Spanish television presenter, actor and comedian

Juan Ramón "Juanra" Bonet Alba (born 6 June 1974) is a Spanish television presenter, actor and comedian. He presented several game shows for Antena 3, with his longest run being ¡Boom! from 2014 to 2023.

==Early life and career==
Bonet was born in Barcelona, and grew up in the Horta-Guinardó neighbourhood. After a chance meeting with a friend who was heading to an audition, he began training as an actor. He left his hometown in 2005, when he joined the cast of Telecinco's topical humour show Caiga quien caiga. In 2011, he toured performing Animales, an adaptation of Ricky Gervais's monologues Animals and Politics.

==Game show host==
After presenting on La 2, Cuatro and La Sexta, Bonet signed a long-term contract with Antena 3 in July 2014, to present a new game show produced by Gestmusic. This show began in September, titled ¡Boom!, and was broadcast Monday to Friday, until it was cancelled on 21 October 2022 and replaced by the magazine show Y ahora Sonsoles. Several unaired episodes were aired at weekends in March and April 2023, though this run was not concluded due to low ratings.

Since 2019, Bonet has been a backstage reporter on La Voz and La Voz Kids, versions of The Voice for the same channel.

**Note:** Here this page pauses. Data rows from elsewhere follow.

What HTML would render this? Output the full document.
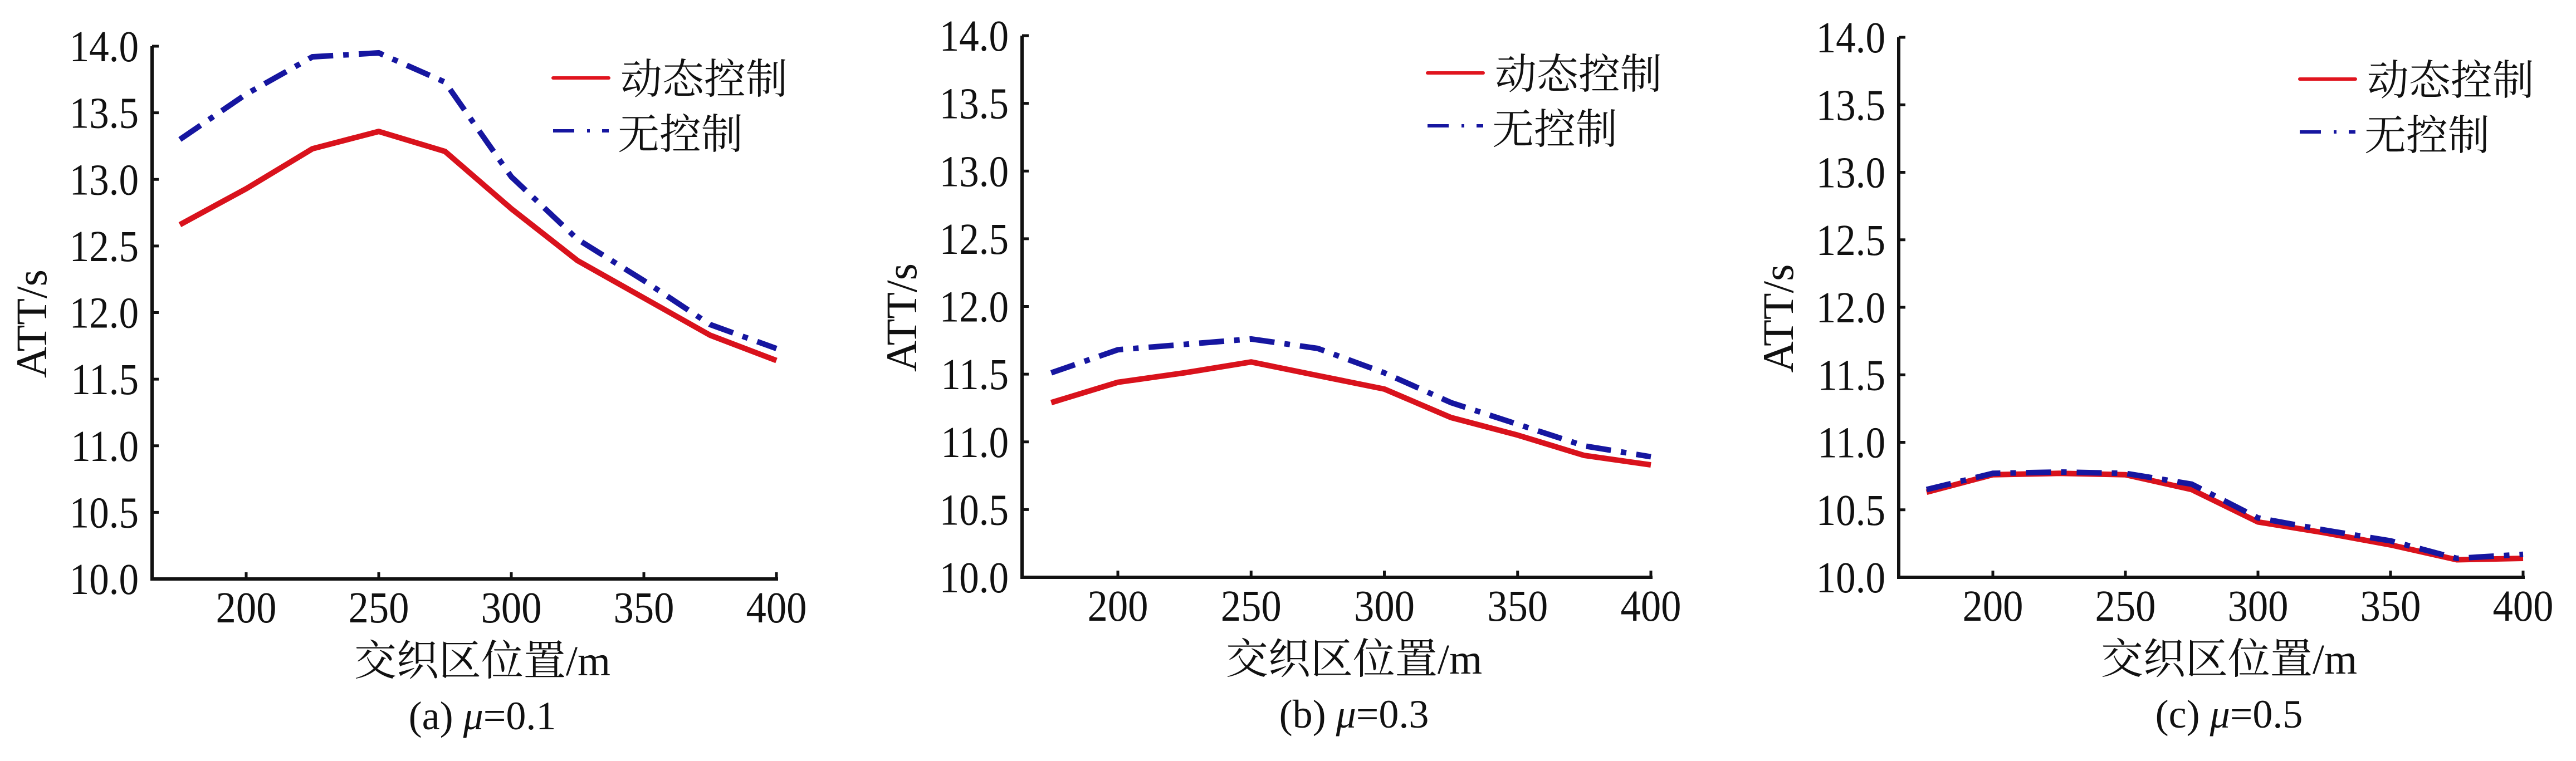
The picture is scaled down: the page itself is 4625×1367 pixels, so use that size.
<!DOCTYPE html>
<html><head><meta charset="utf-8">
<style>
html,body{margin:0;padding:0;background:#fff;}
svg{display:block;}
text{font-family:"Liberation Serif","Noto Serif CJK SC","Noto Sans CJK SC",serif;fill:#111;}
</style></head>
<body>
<svg id="fig" width="4625" height="1367" viewBox="0 0 4625 1367" xmlns="http://www.w3.org/2000/svg"></svg>
<script>
const categories = [175,200,225,250,275,300,325,350,375,400];
const xTicks = [200,250,300,350,400];
const yTicks = [10.0,10.5,11.0,11.5,12.0,12.5,13.0,13.5,14.0];
const redA = [12.66,12.93,13.23,13.36,13.21,12.78,12.39,12.11,11.83,11.64];
const blueA = [13.30,13.64,13.92,13.95,13.73,13.02,12.55,12.24,11.91,11.73];
const redB = [11.29,11.44,11.51,11.59,11.49,11.39,11.18,11.05,10.90,10.83];
const blueB = [11.51,11.68,11.72,11.76,11.69,11.51,11.29,11.13,10.97,10.89];
const redC = [10.63,10.76,10.77,10.76,10.65,10.41,10.33,10.24,10.13,10.14];
const blueC = [10.65,10.77,10.78,10.77,10.69,10.44,10.35,10.27,10.14,10.17];
const captions = ["(a) ", "(b) ", "(c) "];
const muValues = ["0.1","0.3","0.5"];

const NS="http://www.w3.org/2000/svg";
const svg=document.getElementById('fig');
function mk(tag,attrs,parent){const e=document.createElementNS(NS,tag);for(const k in attrs)e.setAttribute(k,attrs[k]);(parent||svg).appendChild(e);return e;}

const panels=[
 {ax:273,x200:442,x400:1394,yTop:83,yBot:1040,legY:140,red:redA,blue:blueA},
 {ax:1835,x200:2007,x400:2964,yTop:64,yBot:1037,legY:131,red:redB,blue:blueB},
 {ax:3409,x200:3578,x400:4530,yTop:67,yBot:1037,legY:142,red:redC,blue:blueC}
];

panels.forEach((p,i)=>{
  const g=mk('g',{});
  
  
  const sx=v=>p.x200+(v-200)*(p.x400-p.x200)/200;
  const sy=v=>p.yBot-(v-10)*(p.yBot-p.yTop)/4;
  const ya=mk('line',{x1:p.ax,y1:p.yTop,x2:p.ax,y2:p.yBot,stroke:'#111','stroke-width':6},g);
  
  
  const xa=mk('line',{x1:p.ax-3,y1:p.yBot,x2:p.x400+3,y2:p.yBot,stroke:'#111','stroke-width':6},g);
  
  
  yTicks.forEach(v=>{
    mk('line',{x1:p.ax,y1:sy(v),x2:p.ax+12,y2:sy(v),stroke:'#111','stroke-width':5},g);
    const t=mk('text',{x:0,y:0,'font-size':79,'text-anchor':'end',transform:`translate(${p.ax-24},${sy(v)+27}) scale(0.9,1)`},g);
    t.textContent=v.toFixed(1);
    
    
  });
  xTicks.forEach(v=>{
    mk('line',{x1:sx(v),y1:p.yBot,x2:sx(v),y2:p.yBot-12,stroke:'#111','stroke-width':5},g);
    const t=mk('text',{x:0,y:0,'font-size':79,'text-anchor':'middle',transform:`translate(${sx(v)},${p.yBot+78}) scale(0.92,1)`},g);
    t.textContent=v;
    
    
  });
  const yt=mk('text',{x:0,y:0,'font-size':78,'text-anchor':'middle',transform:`translate(${p.ax-190},${(p.yTop+p.yBot)/2+20}) rotate(-90)`},g);
  yt.textContent='ATT/s';
  
  
  const xt=mk('text',{x:p.x200+424,y:p.yBot+173,'font-size':76,'text-anchor':'middle'},g);
  xt.textContent='交织区位置/m';
  
  
  const cap=mk('text',{x:p.x200+424,y:p.yBot+270,'font-size':72,'text-anchor':'middle'},g);
  
  
  const t1=document.createElementNS(NS,'tspan');t1.textContent=captions[i];cap.appendChild(t1);
  const t2=document.createElementNS(NS,'tspan');t2.setAttribute('font-style','italic');t2.textContent='μ';cap.appendChild(t2);
  const t3=document.createElementNS(NS,'tspan');t3.textContent='='+muValues[i];cap.appendChild(t3);
  const pts=arr=>arr.map((v,k)=>sx(categories[k]).toFixed(1)+','+sy(v).toFixed(1)).join(' ');
  const rl=mk('polyline',{points:pts(p.red),fill:'none',stroke:'#d9121c','stroke-width':10,'stroke-linejoin':'round'},g);
  
  
  const bl=mk('polyline',{points:pts(p.blue),fill:'none',stroke:'#1616a0','stroke-width':10,'stroke-dasharray':'45 18 10 18'},g);
  
  
  const lx=p.x400-401;
  const l1=mk('line',{x1:lx,y1:p.legY,x2:lx+100,y2:p.legY,stroke:'#e0141e','stroke-width':6,'stroke-linecap':'round'},g);
  
  
  const lt1=mk('text',{x:lx+121,y:p.legY+28,'font-size':75,'font-family':'"Noto Serif CJK SC","Noto Sans CJK SC",serif'},g);
  lt1.textContent='动态控制';
  
  
  const l2=mk('line',{x1:lx,y1:p.legY+95,x2:lx+100,y2:p.legY+95,stroke:'#1616a0','stroke-width':6,'stroke-dasharray':'38 23 5 22 12'},g);
  
  
  const lt2=mk('text',{x:lx+116,y:p.legY+127,'font-size':75,'font-family':'"Noto Serif CJK SC","Noto Sans CJK SC",serif'},g);
  lt2.textContent='无控制';
  
  
});
</script>
</body></html>
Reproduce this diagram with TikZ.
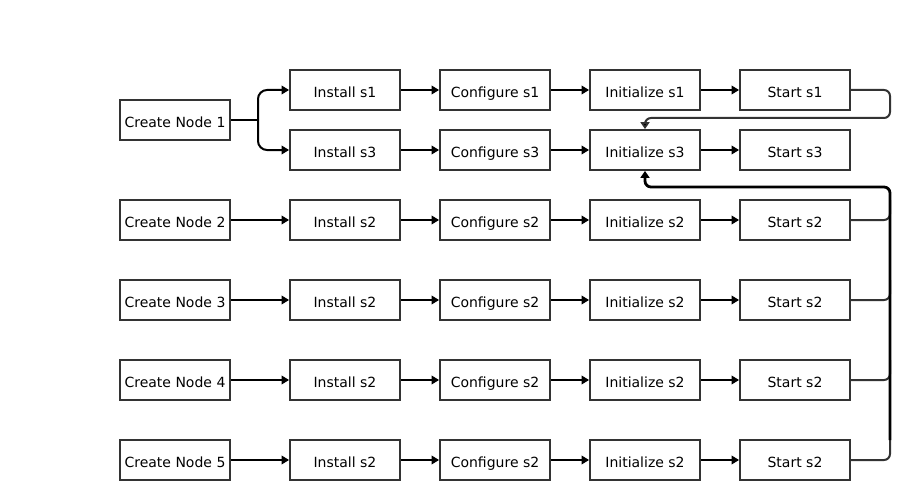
\documentclass[tikz,border=0pt]{standalone}
\usepackage{fontspec}
\setmainfont{DejaVu Sans}
\usetikzlibrary{arrows.meta}
\definecolor{boxline}{HTML}{333333}
\definecolor{conn}{HTML}{333333}
\tikzset{
  stepbox/.style={draw=boxline, line width=1.8pt, fill=white, minimum width=110pt, minimum height=40pt, inner sep=0pt, text height=15.4pt, text depth=0pt, font=\fontsize{14}{16}\selectfont},
  flow/.style={line width=2pt, -{Triangle[length=7.5pt,width=8.5pt]}},
  link/.style={line width=2pt, draw=conn, rounded corners=6pt},
  trunk/.style={line width=2.8pt, rounded corners=6pt, -{Triangle[length=7pt,width=9pt]}}
}
\begin{document}
\begin{tikzpicture}[x=1pt,y=-1pt]
\useasboundingbox (0,0) rectangle (915,500);
% row 1 / 2
\node[stepbox] (c1) at (175,120) {Create Node 1};
\node[stepbox] (i1) at (345,90) {Install s1};
\node[stepbox] (g1) at (495,90) {Configure s1};
\node[stepbox] (n1) at (645,90) {Initialize s1};
\node[stepbox] (s1) at (795,90) {Start s1};
\node[stepbox] (i3) at (345,150) {Install s3};
\node[stepbox] (g3) at (495,150) {Configure s3};
\node[stepbox] (n3) at (645,150) {Initialize s3};
\node[stepbox] (s3) at (795,150) {Start s3};
\foreach \r/\y in {2/220,3/300,4/380,5/460}{
  \node[stepbox] (c\r) at (175,\y) {Create Node \r};
  \node[stepbox] (ia\r) at (345,\y) {Install s2};
  \node[stepbox] (ga\r) at (495,\y) {Configure s2};
  \node[stepbox] (na\r) at (645,\y) {Initialize s2};
  \node[stepbox] (sa\r) at (795,\y) {Start s2};
  \draw[flow] (c\r) -- (ia\r);
  \draw[flow] (ia\r) -- (ga\r);
  \draw[flow] (ga\r) -- (na\r);
  \draw[flow] (na\r) -- (sa\r);
}
\coordinate (split) at (258,120);
\draw[line width=2pt] (c1) -- (split);
\draw[flow, rounded corners=9pt] (split) |- (i1);
\draw[flow, rounded corners=9pt] (split) |- (i3);
\draw[flow] (i1) -- (g1);
\draw[flow] (g1) -- (n1);
\draw[flow] (n1) -- (s1);
\draw[flow] (i3) -- (g3);
\draw[flow] (g3) -- (n3);
\draw[flow] (n3) -- (s3);
% start s1 -> initialize s3
\draw[line width=2pt, draw=conn, rounded corners=6pt, -{Triangle[length=7pt,width=9pt,fill=black]}] (s1.east) -- (890,90) -- (890,118) -- (645,118) -- (n3.north);
% start s2 rows -> initialize s3
\draw[link] (sa3.east) -- (890,300) -- (890,280);
\draw[link] (sa4.east) -- (890,380) -- (890,360);
\draw[link] (sa5.east) -- (890,460) -- (890,440);
\draw[link] (sa2.east) -- (890,220) -- (890,200);
\draw[trunk] (890,440) -- (890,187) -- (645,187) -- (n3.south);
\end{tikzpicture}
\end{document}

Bonet received an Antena de Oro award in 2019.

In January 2020, Bonet hosted the revival of ¿Quién quiere ser millonario?, the Spanish version of Who Wants to Be a Millionaire?.

In early 2023, Bonet hosted El círculo de los famosos, the Spanish version of The Wheel, on Antena 3. The following year, on the same channel, he hosted Juego de pelotas, an adaptation of the Dutch concept De kwis met ballen. In 2025, he presented the second season of Traitors España.

In December 2025, it was announced that Bonet had rejoined Telecinco to host ¡Allá tú!, Spain's version of Deal or No Deal, replacing Jesús Vázquez.

==Game show contestant==
In 2015, Bonet took part on Tu cara me suena, another Gestmusic show on Antena 3 franchised internationally as Your Face Sounds Familiar; he performed "Tainted Love" as Soft Cell's Marc Almond. He participated in the 11th season of the show in 2024.

In June 2020, Bonet participated in a special crossover episode of Pasapalabra against ¡Ahora caigo! host Arturo Valls. In March 2024, he participated in an episode of Generación TOP, a quiz show for teams of celebrities from different generations.